America from the Great Depression to World War II: Black and White Photographs from the FSA and OWI, ca. 1935-1945
Historical Analysis and Interpretation
Students can learn to analyze and interpret photographs by thinking of them as the creations of different photographers with different approaches. Have students read about two or more photographers in the Special Presentation "Documenting America: Photographers on Assignment". Then have them browse the photographs by creator and choose images by these photographers for analysis and comparison.
Have them answer the following questions about each picture:
- What is the subject of the photograph? Where was it taken?
- What stands out to you?
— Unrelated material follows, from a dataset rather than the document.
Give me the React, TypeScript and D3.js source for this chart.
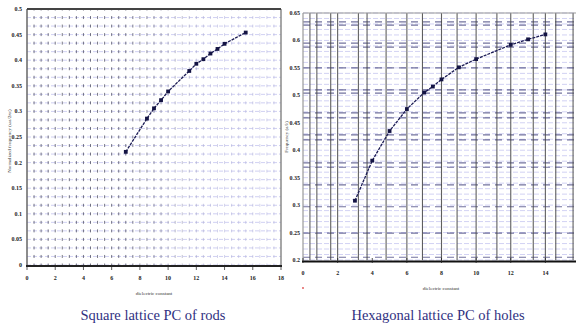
import React from "react";
import * as d3 from "d3";

// ---- data ----
const leftX = [7, 8.5, 9, 9.5, 10, 11.5, 12, 12.5, 13, 13.5, 14, 15.5];
const leftY = [0.221, 0.286, 0.306, 0.322, 0.339, 0.379, 0.393, 0.402, 0.413, 0.422, 0.432, 0.454];
const rightX = [3, 4, 5, 6, 7, 7.5, 8, 9, 10, 12, 13, 14];
const rightY = [0.308, 0.381, 0.435, 0.475, 0.505, 0.516, 0.529, 0.551, 0.566, 0.592, 0.602, 0.611];

const leftXTicks = [0, 2, 4, 6, 8, 10, 12, 14, 16, 18];
const leftYTicks = [0, 0.05, 0.1, 0.15, 0.2, 0.25, 0.3, 0.35, 0.4, 0.45, 0.5];
const rightXTicks = [0, 2, 4, 6, 8, 10, 12, 14];
const rightYTicks = [0.2, 0.25, 0.3, 0.35, 0.4, 0.45, 0.5, 0.55, 0.6, 0.65];

const rightGridX = [0.4, 0.8, 1.6, 2, 3.2, 3.7, 4.8, 6, 6.9, 8, 8.9, 10, 11.2, 12, 13.3, 14, 14.6, 15.6];
const rightGridY = [0.634, 0.628, 0.595, 0.588, 0.55, 0.51, 0.504, 0.468, 0.459, 0.428, 0.419, 0.377, 0.369, 0.337, 0.297, 0.249, 0.205];

const leftTitleX = "dielectric constant";
const leftTitleY = "Normalized frequency (ωa/2πc)";
const rightTitleX = "dielectric constant";
const rightTitleY = "Frequency (a/λ)";
const leftCaption = "Square lattice PC of rods";
const rightCaption = "Hexagonal lattice PC of holes";

const fmt = (v: number) => String(+v.toFixed(2));
const LINE = "#1c1c55";
const MARK = "#141444";

function LeftChart() {
  const x = d3.scaleLinear().domain([0, 18]).range([27, 281]);
  const y = d3.scaleLinear().domain([0, 0.5]).range([265, 9]);
  const step = 0.05 / 3;
  const hLines = d3.range(0, 31).map((i) => i * step);
  const vLines = d3.range(1, 36).map((i) => i * 0.5);
  const period = Math.abs(y(0) - y(step));
  const col = d3.interpolateRgb("#4a4a5e", "#b4b4dc");
  const line = d3.line<number>().x((_, i) => x(leftX[i])).y((d) => y(d));
  return (
    <g>
      <rect x={x(0)} y={y(0.5)} width={x(18) - x(0)} height={y(0) - y(0.5)} fill="#fff" />
      {hLines.map((v, i) => (
        <line key={"h" + i} x1={x(0)} x2={x(18)} y1={y(v)} y2={y(v)} stroke="#c4c4ef" strokeWidth={0.8} strokeDasharray="4,2" />
      ))}
      {vLines.map((v, i) => (
        <line
          key={"v" + i}
          x1={x(v)}
          x2={x(v)}
          y1={y(0.5)}
          y2={y(0)}
          stroke={col(Math.min(1, Math.max(0, (v - 7) / 6)))}
          strokeOpacity={v < 10 ? 0.75 : 0.6}
          strokeWidth={1}
          strokeDasharray={`3,${period - 3}`}
          strokeDashoffset={1.5}
        />
      ))}
      {/* frame */}
      <line x1={x(0)} x2={x(0)} y1={y(0.5)} y2={y(0)} stroke="#666" strokeWidth={1.5} />
      <line x1={x(18)} x2={x(18)} y1={y(0.5)} y2={y(0)} stroke="#777" strokeWidth={1.3} />
      <line x1={x(0)} x2={x(18)} y1={y(0.5)} y2={y(0.5)} stroke="#444" strokeWidth={2} />
      <line x1={x(0) - 1} x2={x(18) + 1} y1={y(0) + 1} y2={y(0) + 1} stroke="#222" strokeWidth={2} />
      {leftXTicks.map((t) => (
        <g key={"xt" + t}>
          <line x1={x(t)} x2={x(t)} y1={y(0) + 2} y2={y(0) + 5} stroke="#333" strokeWidth={0.8} />
          <text x={x(t)} y={280} fontSize={6} fontWeight="bold" textAnchor="middle" fontFamily="Liberation Serif" fill="#222">
            {fmt(t)}
          </text>
        </g>
      ))}
      {leftYTicks.map((t) => (
        <text key={"yt" + t} x={22} y={y(t) + 2} fontSize={6} fontWeight="bold" textAnchor="end" fontFamily="Liberation Serif" fill="#222">
          {fmt(t)}
        </text>
      ))}
      <text x={154} y={295} fontSize={5} textAnchor="middle" fontFamily="Liberation Serif" fill="#333">
        {leftTitleX}
      </text>
      <text transform={`translate(11,141) rotate(-90)`} fontSize={5} textAnchor="middle" fontFamily="Liberation Serif" fill="#333">
        {leftTitleY}
      </text>
      <path d={line(leftY) || ""} fill="none" stroke={LINE} strokeWidth={1.3} strokeDasharray="3,1" />
      {leftY.map((v, i) => (
        <rect key={"m" + i} x={x(leftX[i]) - 1.9} y={y(v) - 1.9} width={3.8} height={3.8} fill={MARK} />
      ))}
    </g>
  );
}

function RightChart() {
  const x = d3.scaleLinear().domain([0, 16]).range([303, 580]);
  const y = d3.scaleLinear().domain([0.2, 0.65]).range([260, 13]);
  const light = d3.range(0, 46).map((i) => 0.2 + i * 0.01);
  const line = d3.line<number>().x((_, i) => x(rightX[i])).y((d) => y(d));
  return (
    <g>
      <rect x={x(0)} y={y(0.65)} width={x(16) - x(0)} height={y(0.2) - y(0.65)} fill="#fff" />
      {light.map((v, i) => (
        <line key={"l" + i} x1={x(0)} x2={x(16)} y1={y(v)} y2={y(v)} stroke="#c6c6f0" strokeWidth={0.8} strokeDasharray="5,2" />
      ))}
      {rightGridY.map((v, i) => (
        <line key={"d" + i} x1={x(0)} x2={x(16)} y1={y(v)} y2={y(v)} stroke="#3c3c78" strokeOpacity={0.72} strokeWidth={1.2} strokeDasharray="7,5" />
      ))}
      {rightGridX.map((v, i) => (
        <line key={"v" + i} x1={x(v)} x2={x(v)} y1={y(0.65)} y2={y(0.2)} stroke="#444" strokeOpacity={0.85} strokeWidth={1.1} />
      ))}
      <line x1={x(0)} x2={x(0)} y1={y(0.65)} y2={y(0.2)} stroke="#999" strokeWidth={1.2} />
      <line x1={x(0)} x2={x(16)} y1={y(0.65)} y2={y(0.65)} stroke="#999" strokeWidth={1.2} />
      <line x1={x(0) - 1} x2={x(16)} y1={y(0.2) + 1.5} y2={y(0.2) + 1.5} stroke="#111" strokeWidth={2} />
      {rightXTicks.map((t) => (
        <g key={"xt" + t}>
          <line x1={x(t)} x2={x(t)} y1={y(0.2) - 2} y2={y(0.2) + 3} stroke="#222" strokeWidth={0.8} />
          <text x={x(t)} y={275} fontSize={6} fontWeight="bold" textAnchor="middle" fontFamily="Liberation Serif" fill="#222">
            {fmt(t)}
          </text>
        </g>
      ))}
      {rightYTicks.map((t) => (
        <text key={"yt" + t} x={300} y={y(t) + 2} fontSize={6} fontWeight="bold" textAnchor="end" fontFamily="Liberation Serif" fill="#222">
          {fmt(t)}
        </text>
      ))}
      <text x={441} y={290} fontSize={5} textAnchor="middle" fontFamily="Liberation Serif" fill="#333">
        {rightTitleX}
      </text>
      <circle cx={303} cy={288} r={0.9} fill="#e05050" />
      <text transform={`translate(288,137) rotate(-90)`} fontSize={5} textAnchor="middle" fontFamily="Liberation Serif" fill="#333">
        {rightTitleY}
      </text>
      <path d={line(rightY) || ""} fill="none" stroke={LINE} strokeWidth={1.3} strokeDasharray="3,1" />
      {rightY.map((v, i) => (
        <rect key={"m" + i} x={x(rightX[i]) - 1.9} y={y(v) - 1.9} width={3.8} height={3.8} fill={MARK} />
      ))}
    </g>
  );
}

export default function App() {
  return (
    <div style={{ position: "absolute", left: 0, top: 0 }}>
      <svg width={576} height={332} viewBox="0 0 576 332" style={{ display: "block", background: "#fff" }}>
        <rect width={576} height={332} fill="#fff" />
        <LeftChart />
        <RightChart />
        <text x={153} y={320} fontSize={14.5} textAnchor="middle" fontFamily="Liberation Serif" fill="#30307f">
          {leftCaption}
        </text>
        <text x={438} y={320} fontSize={14.5} textAnchor="middle" fontFamily="Liberation Serif" fill="#30307f">
          {rightCaption}
        </text>
      </svg>
    </div>
  );
}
Tiny details or big shapes? People or things?
- What is its mood? How does it make you feel to look at it?
- Which photograph do you like best? Why?
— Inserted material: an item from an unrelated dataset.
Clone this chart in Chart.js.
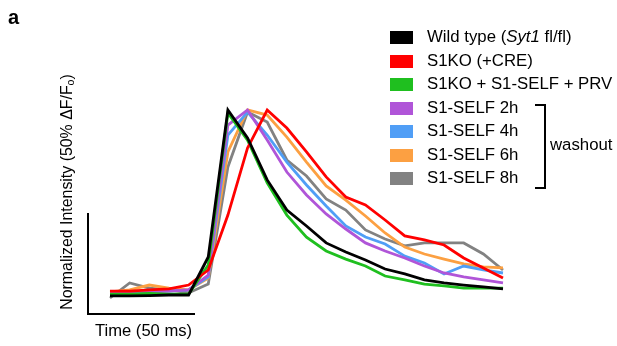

- What is different about the photographs? What is the same?
- Do the photographs reflect what you read about their creators? Why or why not?
- What do you think the photographer might be trying to communicate about his subject? What does she want you to know or notice about her subject?
- Do the photographs reinforce points of view? Are they the same?
- Do the images or their captions reflect a bias? At what point does a photograph become biased? Are these "documentary" photographs objective? To what extent?
Students can also compare photographs of the same subject by browsing by subject. Or students may choose to compare photographs dealing with the issue of segregation. Search Forrest City, Arkansas, for photographs depicting relief efforts for flood refugees. Search Hill House (an experimental cooperative) and colored for other pertinent images. Analyze, interpret, and compare these photographs using the preceding questions.